Commanders and leaders
- Lycus of Pharae: Euripidas of Aetolia

Strength

Casualties and losses

= Battle of Leontion =

Battle of the Social War

The Battle of Leontion in 217 BC was the last battle of the Social War, fought between the Achaean League and the Aetolian League. The battle is mentioned by the historian Polybius and by the Achaean poet Damagetus, who calls it the "Battle at the Achaean Trench".

==Prelude==
In the first years of the war, the Aetolians had raided the Peloponnese on several occasions, and the Achaeans appeared incapable of defending their territory. For this reason, after the Battle of Caphyae, the Achaean leader Aratus of Sicyon had called on the Hellenic allies for help. In the winter of 219/218 BC, the Macedonian king responded by launching a winter offensive in Arcadia, Elis, and Triphylia. During this campaign, he captured the Aetolian general Euripidas.

Based in allied Elis, Euripidas had been one of the most active Aetolian generals in the war, raiding the Western Peloponnese year after year. After his capture, the Aetolians sent Pyrrhias of Aetolia to command their forces in Elis. However, the Eleans were not satisfied with their new commander. When they heard that Euripidas had been released on parole by the Macedonians, they asked to have him back.

In the summer of 217 BC, Euripidas planned to repeat his incursions of the previous years to demoralize the enemy. He assembled 2000 foot soldiers and 60 horsemen, and when the Achaeans were united in assembly, he invaded the territory next to their capital, Aigion. After collecting enough booty, he retreated into the mountains around Leontion.
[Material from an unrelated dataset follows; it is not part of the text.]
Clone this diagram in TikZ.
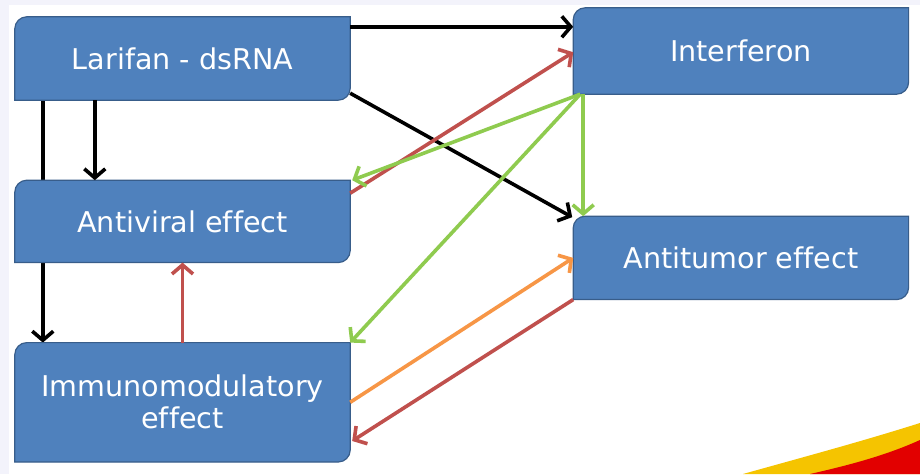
\documentclass[tikz,border=0pt]{standalone}
\usepackage{fontspec}
\setmainfont{DejaVu Sans}[Ligatures=CommonOff]
\usepackage{tikz}
\usetikzlibrary{arrows.meta, positioning, calc, backgrounds}
\pgfdeclarelayer{slide}
\pgfsetlayers{slide,background,main}
\definecolor{boxblue}{RGB}{79,129,189}
\definecolor{boxline}{RGB}{56,93,138}
\definecolor{arrred}{RGB}{192,80,77}
\definecolor{arrgreen}{RGB}{143,203,79}
\definecolor{arrorange}{RGB}{247,150,70}
\definecolor{pagebg}{RGB}{243,243,251}
\definecolor{swyellow}{RGB}{245,196,0}
\definecolor{swred}{RGB}{226,0,0}
\tikzset{
    % Effect boxes
    effectbox/.style={minimum width=335pt, inner sep=0pt, align=center, text=white,
        font=\fontsize{28.6}{32}\selectfont},
    % Connectors
    link/.style={line width=3.6pt, -{Straight Barb[length=9pt, width=21pt]}},
    blacklink/.style={link, black},
    redlink/.style={link, arrred},
    greenlink/.style={link, arrgreen},
    orangelink/.style={link, arrorange}
}

\begin{document}
\begin{tikzpicture}[x=1pt, y=1pt]
        \useasboundingbox (0,0) rectangle (920,474);
        % Slide background
        \begin{pgfonlayer}{slide}
            \fill[pagebg] (0,0) rectangle (920,474);
            \fill[white] (9,0) rectangle (920,469);
            \fill[swyellow] (743,0) .. controls (800,16) and (860,32) .. (920,51) -- (920,0) -- cycle;
            \fill[swred] (810,0) .. controls (850,9) and (887,19) .. (920,34) -- (920,0) -- cycle;
        \end{pgfonlayer}

        % Effect boxes
        \node[effectbox, minimum height=83pt] (lar) at (182.5,415.5) {Larifan - dsRNA};
        \node[effectbox, minimum height=82pt, below=80pt of lar] (avr) {Antiviral effect};
        \node[effectbox, minimum height=119pt, below=80pt of avr] (imm) {Immunomodulatory\\effect};
        \node[effectbox, minimum height=86pt, right=223pt of lar, yshift=7.5pt] (ifn) {Interferon};
        \node[effectbox, minimum height=83pt, below=122pt of ifn] (atm) {Antitumor effect};

        % Box shapes (rounded top left and bottom right), behind the text
        \begin{scope}[on background layer]
            % this one runs behind the antiviral box
            \draw[blacklink] ([xshift=28pt]lar.south west) -- ([xshift=28pt]imm.north west);
            \foreach \b in {lar, avr, imm, ifn, atm} {
                \filldraw[fill=boxblue, draw=boxline, line width=1.2pt]
                    (\b.south west) -- ($(\b.north west)+(0,-12)$)
                    arc[start angle=180, end angle=90, radius=12pt]
                    -- (\b.north east) -- ($(\b.south east)+(0,12)$)
                    arc[start angle=0, end angle=-90, radius=12pt] -- cycle;
            }
        \end{scope}

        % Larifan connections
        \draw[blacklink] ([yshift=-10pt]lar.north east) -- ([yshift=-19pt]ifn.north west);
        \draw[blacklink] ([yshift=7pt]lar.south east) -- ([xshift=-1pt, yshift=-1pt]atm.north west);
        \draw[blacklink] ([xshift=80pt]lar.south west) -- ([xshift=80pt]avr.north west);

        % Interferon connections
        \draw[redlink] ([yshift=-13pt]avr.north east) -- ([yshift=42pt]ifn.south west);
        \draw[greenlink] ([xshift=7pt]ifn.south west) -- ([xshift=2pt]avr.north east);
        \draw[greenlink] ([xshift=7pt]ifn.south west) -- (imm.north east);
        \draw[greenlink] ([xshift=10pt]ifn.south west) -- ([xshift=10pt]atm.north west);

        % Immunomodulatory connections
        \draw[redlink] (imm.north) -- (avr.south);
        \draw[orangelink] (imm.east) -- (atm.west);
        \draw[redlink] (atm.south west) -- ([xshift=2pt, yshift=21pt]imm.south east);
\end{tikzpicture}
\end{document}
Earlier that year, however, the Achaean leader Aratus had reorganized the army, creating regional commands for quicker reaction to any local threat. The Hypostrategos of the Western district was Lycus of Pharae, who moved fast enough to block the further retreat of the Aetolians in the pass between Mount Panachaikon and Mount Erymanthos near Leontion.

==Battle==
The Achaeans immediately attacked with ferocious courage, killing 400 enemies and taking 200 prisoners, among them some very prominent Eleans and Aetolians listed by Polybius. Moreover, they took the enemies' weapons and the whole booty away.

After this success, Lycus called for the hipparch Demodocus and the Achaean cavalry, and together they entered the territory of Elis, where they killed 200 more and took 80 prisoners.

The Achaean poet Damagetus seems to refer to the same battle in two of his epitaphs, where he talks of a "battle at the Achaean graben", specifying that the purpose of the encounter was to avenge the looting of Patras. The dedication is for one soldier on each side: a hot-blooded Elean called Chaironides and a young Achaean ephebos called Machatas, who both fell in battle.

==Aftermath==
About the same time of the land battle, the Achaean navarch took 100 prisoners on the Aetolian coast and captured two large plus one smaller enemy vessel with their entire crews, and this string of success finally helped to raise the morale of the Achaeans.

The war ended the same autumn, when the Macedonian king Philip V learned about the Roman defeat by Hannibal at Lake Trasimene and decided that Italy was a worthier battleground.